Texas lawmakers have been using this year when the legislature is not in session to examine how the collapse of immigration enforcement has affected public safety. Texas is greatly affected, not just because it is a large border state with many immigrants, but also because south Texas currently is the hot spot for illegal entry into the United States. How Texas approaches border security and enforcement matters to the entire country. Currently, half of all immigration enforcement activity happens in the four ICE field offices that cover Texas.
On March 23, I presented information on the decline in interior enforcement to a Texas Senate committee. According to ICE records, Obama administration policies, including the executive actions of 2014, have suppressed interior enforcement activity to about half the level that it was as recently as 2013. The deportation of criminal aliens, who are supposedly the highest priority for ICE, has also declined sharply.
There is a public safety cost to these policies. Several Texas sheriffs also appeared before the committee to discuss their concerns with the Obama policies. Susan Pamerleau, the sheriff of Bexar County, which is the nation's 17th largest, and includes San Antonio, said that as of the day before the hearing, her jail had 90 criminal aliens with ICE detainers, half of whom were considered serious offenders. She said that the number of criminal aliens being targeted by ICE has declined by 50 percent since 2013, even though the overall jail population has declined only 10 percent. "The bottom line for us is that significantly fewer individuals are being detained today than just two years ago," she said.
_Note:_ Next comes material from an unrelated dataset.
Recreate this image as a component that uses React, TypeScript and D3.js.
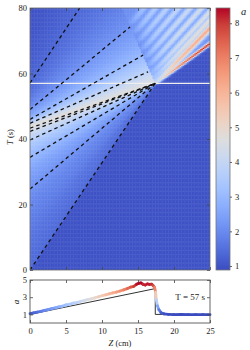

The former head of the Texas Sheriff's Association, Sheriff Andy Louderback, told the committee, "Here's what Texas sheriffs are concerned about: People are entering the country illegally and they are committing crimes."
One such criminal alien is Artemio Avila, who is now facing charges for driving drunk in his Dodge Ram pick-up truck on March 30, striking a cyclist and dragging her for nearly half a mile while fleeing the scene, and then lying about it to police investigators. The cyclist, Elizabeth English, is still hospitalized with very serious injuries.
The sheriffs' concerns are supported by data from the Texas Department of Public Safety (DPS), which tracks immigration- and border-related crime more thoroughly than any other state.
More than 187,000 criminal aliens have been booked into local Texas jails between June 1, 2011, and March 31, 2016, according to figures published by the DPS. This number was derived from information transmitted to the agency as part of the fingerprint interoperability that forms the basis of the Secure Communities program. It includes only those aliens who previously had come into contact with a federal immigration agency; it does not include criminal aliens who evaded detection entering the United States and are unknown to ICE. (That could be a sizable number, possibly as many as 50 percent of arrested non-citizens in some jurisdictions.)
According to the DPS, these aliens were charged with more than 500,000 criminal offenses, including 996 homicide charges; 59,200 assault charges; 14,833 burglary charges; 58,825 drug charges; 605 kidnapping charges; 36,317 theft charges; 39,421 obstructing police charges; 3,315 robbery charges; 5,218 sexual assault charges; and 7,486 weapons charges. Of the total criminal aliens arrested in that timeframe, over 124,000 (66 percent) were identified by DHS as being in the United States illegally at the time of their last arrest.
So far, these criminal charges have resulted in over 224,000 convictions, including 413 homicide convictions; 22,102 assault convictions; 7,193 burglary convictions; 29,255 drug convictions; 205 kidnapping convictions; 16,346 theft convictions; 19,457 obstructing police convictions; 1,680 robbery convictions; 2,360 sexual assault convictions; and 3,148 weapons convictions.
No wonder the state of Texas has invested more than $1.7 billion in state funding since 2005 to augment the anemic and inadequate federal efforts at the border. Lawmakers are also exploring further steps to boost interior enforcement. These include legislation or executive action to bar or deter local sanctuary policies, expanding electronic fingerprint capability to ensure that all arrests are screened against DHS databases, and adding 287(g) or other cooperative enforcement programs.